To: cosmicforce who wrote (93127)1/10/2005 9:12:16 PM
From: epicure  Respond to of 108807
 
That's just as valid as my guess



To: cosmicforce who wrote (93127)1/10/2005 9:16:34 PM
From: epicure  Respond to of 108807
 
I find this- which makes me think the old bitch does have something to do with civilization:

"What first strikes the hearer here is the total unsingingness of these lines as the Gautier smoothness is mechanically undercut by flat prosaicisms. Leavis, who found Mauberley to be Pound’s masterpiece, speaks of the verse as “extraordinarily subtle”; Kenner, otherwise differently affected toward Pound, also praises the poem as a “technical marvel.” I see rather an absence of rhythmic enactment and the growing presence of a bullying rhetoric.

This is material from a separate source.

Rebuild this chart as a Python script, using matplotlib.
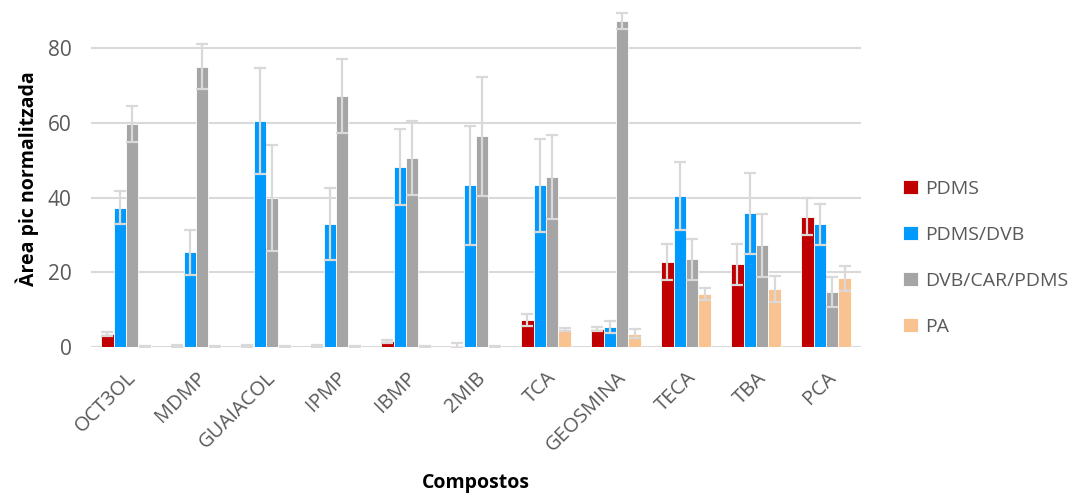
import matplotlib
matplotlib.use("Agg")
import matplotlib.pyplot as plt
import numpy as np

categories = ["OCT3OL", "MDMP", "GUAIACOL", "IPMP", "IBMP", "2MIB", "TCA",
              "GEOSMINA", "TECA", "TBA", "PCA"]
series_names = ["PDMS", "PDMS/DVB", "DVB/CAR/PDMS", "PA"]

pdms      = [3.5, 0.2, 0.2, 0.2, 1.5, 0.3, 7.2, 4.8, 22.8, 22.1, 34.9]
pdms_err  = [0.5, 0.2, 0.2, 0.2, 0.5, 0.7, 1.5, 0.6, 4.8, 5.5, 5.0]
pdmsdvb     = [37.3, 25.3, 60.6, 32.9, 48.2, 43.3, 43.3, 5.4, 40.4, 35.8, 32.8]
pdmsdvb_err = [4.5, 6.1, 14.2, 9.7, 10.2, 16.0, 12.4, 1.6, 9.0, 10.8, 5.6]
dcp       = [59.7, 75.1, 39.9, 67.2, 50.7, 56.4, 45.6, 87.3, 23.5, 27.2, 14.7]
dcp_err   = [4.7, 6.1, 14.2, 9.8, 9.9, 16.0, 11.2, 2.2, 5.5, 8.4, 4.1]
pa        = [0.2, 0.2, 0.2, 0.2, 0.1, 0.2, 4.7, 3.5, 14.2, 15.6, 18.4]
pa_err    = [0.1, 0.1, 0.1, 0.1, 0.1, 0.1, 0.5, 1.2, 1.5, 3.5, 3.3]

values = [pdms, pdmsdvb, dcp, pa]
errors = [pdms_err, pdmsdvb_err, dcp_err, pa_err]
colors = ["#C00000", "#009AFF", "#A5A5A5", "#F9C291"]

plt.rcParams['font.family'] = ['Open Sans', 'DejaVu Sans']

fig = plt.figure(figsize=(10.83, 4.94), dpi=100)
ax = fig.add_axes([0.084, 0.2976, 0.711, 0.6804])

x = np.arange(len(categories))
bw = 0.178
for i, (vals, errs, c, name) in enumerate(zip(values, errors, colors, series_names)):
    pos = x + (i - 1.5) * bw
    ax.bar(pos, vals, width=bw, color=c, edgecolor="white", linewidth=0.6,
           label=name, zorder=2)
    ax.errorbar(pos, vals, yerr=errs, fmt="none", ecolor="#D9D9D9",
                elinewidth=1.6, capsize=4.5, capthick=1.6, zorder=3)

ax.set_xlim(-0.5, len(categories) - 0.5)
ax.set_ylim(0, 90)
ax.set_yticks([0, 20, 40, 60, 80])
ax.yaxis.grid(True, color="#D9D9D9", linewidth=1.5)
ax.set_axisbelow(True)
for s in ax.spines.values():
    s.set_visible(False)
ax.tick_params(axis="both", length=0, colors="#595959")
ax.tick_params(axis="y", pad=14, labelsize=15)
ax.tick_params(axis="x", pad=15, labelsize=14.5)
ax.set_xticks(x)
ax.set_xticklabels(categories, rotation=45, ha="right", rotation_mode="anchor")

ax.set_ylabel("Àrea pic normalitzada", fontsize=14, fontweight="bold",
              color="black", labelpad=6)
fig.text(0.439, 0.003, "Compostos", fontsize=14, fontweight="bold",
         ha="center", va="bottom")

leg = fig.legend(loc="upper left", bbox_to_anchor=(0.818, 0.672), frameon=False,
                 fontsize=14, handlelength=0.75, handleheight=0.75,
                 handletextpad=0.35, labelspacing=1.45, labelcolor="#595959")

fig.savefig("out.png", dpi=100)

Already in poem III “we choose a knave or an eunuch/ To rule over us,” modern democracy being inferior to ancient tyranny; by IV and V soldiers are dying “For an old bitch gone in the teeth,/ For a botched civilization,// Charm, smiling at the good mouth/ Quick eyes gone under earth’s lid.” The easy generalizations of the first two lines are only partially redeemed by the rhythmic life of the last two.
"

newcriterion.com

That's not to say the critic who wrote this is right, but it's one way to look at it. You probably have never read the complete work- and I didn't remember it (but I have read it), but you know how the subconscious is- it probably helped me out when I tried to interpret it.